There are no age restrictions on who can sign them out, though the dolls are typically popular with children ages 8 to 12, and both girls and boys are welcome to borrow them.

Valenzano thinks the dolls will be popular for several reasons, for the families who want one but can’t afford them, for those who want to make sure their child actually likes the dolls before buying one, and for those who want a doll to “visit” with the American Girl doll they already own.

Valenzano said she plans to create a pamphlet that corresponds with each doll, letting the borrower know that if they liked that particular period in history there are other library materials they might be interested in as well.

What next for a library thinking outside the box? Well, the library already lends out museum passes and the like, works of art, and e-books, plus the books and other material typically associated with library lending. And in the future, who knows? Maybe bike locks for people who ride to the library and don’t have a lock, and maybe fishing poles when the new Founder’s Walk is constructed along the harbor area outside the library.

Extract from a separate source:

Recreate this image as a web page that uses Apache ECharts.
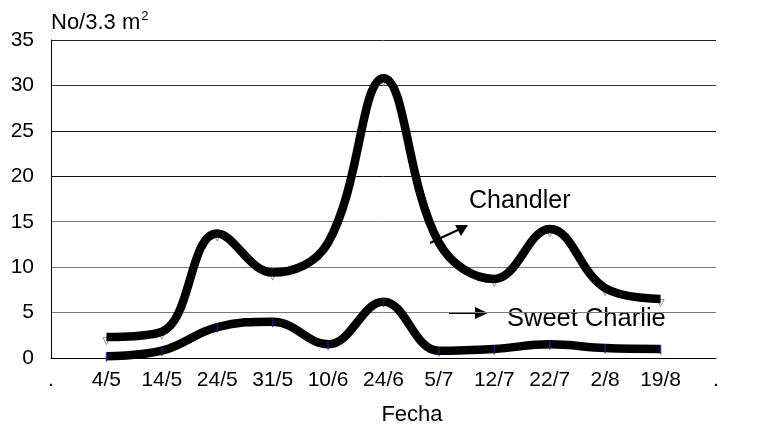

“The library is constantly looking for new ways to connect with the community and enhance the lives of our residents,” said Director Christine Angeli. “As community needs change we have added new programs and services, such as wifi, computer instruction, e-books, passport services and career and job instruction. Our focus has always been in the areas of building community and promoting literacy of all kinds, print, digital, technological, cultural, etc. Through their accompanying books and accessories, the doll collection will introduce young readers to different historical periods in our nation’s history and hopefully pique interest to read and explore more. As for other new collections – nothing is off the table. Our collections are dictated by community need and interest, so we are open to exploring new ideas.”